Está cansado? Que tipo de cansado?
Tem fadiga mental pra todos os gostos.
Quem é que não está mentalmente cansado hoje em dia? Cientistas franceses acharam o motivo. É um neurotransmissor chamado glutamato. Deu na The Economist. Ele se acumula no cérebro, causando a sensação de fadiga.
Solução? Ora, dormir. Por enquanto, é isso mesmo. Daqui a pouco, alguém inventará outro bloqueador de fadiga mental. E ficaremos mais ou menos dependentes, como de tantos outros remédios e substâncias.
Mas por que toquei nesse assunto, que conheço tão pouco? Quer dizer, neurociência, não cansaço mental. Nesse, sou PhD. Ao longo da minha vida, meus estilos de vida paralelos (escritor e meditador) me colocaram numa posição privilegiada pra enfrentar períodos de fadigas mentais.
Uso o plural porque nem todas são iguais. Vamos dividir a fadiga em duas categorias:
Fadigas de dispersão
A mais fácil de perceber é a fadiga decorrente da ausência de foco. Surge do multitasking, da procrastinação, do scroll infinito, de pular de uma “diversão” pra outra. Após horas de indulgência nesse estilo de vida, a pessoa se sente completamente exausta. E, ainda assim, pode repetir comportamentos compulsivos por horas. Até apagar num sofá.
Outra fadiga mental conhecida é a que deriva da antecipação, da ansiedade. Sofrer por antecedência. Prática tão velha, que foi criticada na Ásia por diversas tradições “religiosas” e pelos Estoicos, na cultura europeia. O esgotamento mental vem da prática de pensar obsessivamente sobre uma situação hipotética, tentando prever cenários, calcular resultados e encontrar explicações.

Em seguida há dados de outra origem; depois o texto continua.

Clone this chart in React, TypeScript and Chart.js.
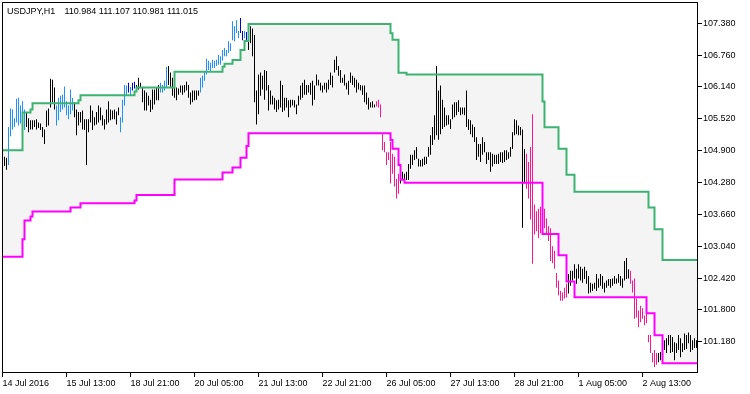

E também há a fadiga pela quantidade de informação a ser processada. Agenda lotada, muita gente falando ao mesmo tempo, demandas que se acumulam. Excesso de estímulo. A parte que causa mais cansaço é a sensação de descontrole, de desorganização e de perigo iminente.
Fadigas de concentração
De modo geral, temos medo de tarefas mentais que exigem concentração. Antes de nos engajamos nelas, podemos cair no limbo das fadigas de dispersão. Mas, uma vez que você começa, o foco acaba produzindo energia e entusiasmo. Mesmo que você não entre no famigerado estado de fluxo.
A ideia de que você está “realizando algo” traz uma sensação psicológica de poder. Isso ajuda a combater o cansaço. É um pouco como fazer exercício físico: ao final de uma sequência, bate uma fadiga prazerosa, até.
É claro: estou falando aqui do ponto de vista de um neurotípico. Pessoas com outras características mentais sentirão outros cansaços.
Tudo isso pra dizer que é difícil medir fadiga mental. Essa tendência de explicar tudo via neuroquímica pode render umas anedotas na Economist e gerar conteúdo por aí. Mas experimentar cansaço é outra coisa.
Não estou defendendo, nem atacando. Não quero promover aqui a filosofia do “vou descansar quando morrer”. Nem a do “vou morrer de tanto descansar”. Minha pergunta é: e se encontrarmos uma “molécula” da fadiga mental? Vamos ignorar todo o contexto social e psicológico do fenômeno?
Nem sempre há como evitar fadiga mental. Maternidade e paternidade, por exemplo. Emergências de saúde. Trabalhos acumulados. Retiros. Nessas circunstâncias, fica evidente qual são os maiores energizadores e bloqueadores de cansaço humano: narrativas.
Não há glutamato que derrube motivação ou engajamento em ideias. Até certo ponto, é possível suportar graus elevados de burn out. David Blaine que o diga.
Obviamente, não queremos mais um bloqueador de cansaço que danifique a saúde. Ou que ignore questões culturais fundamentais. Já temos diversos deles por aí. Incluindo computadores. Incluindo entretenimento.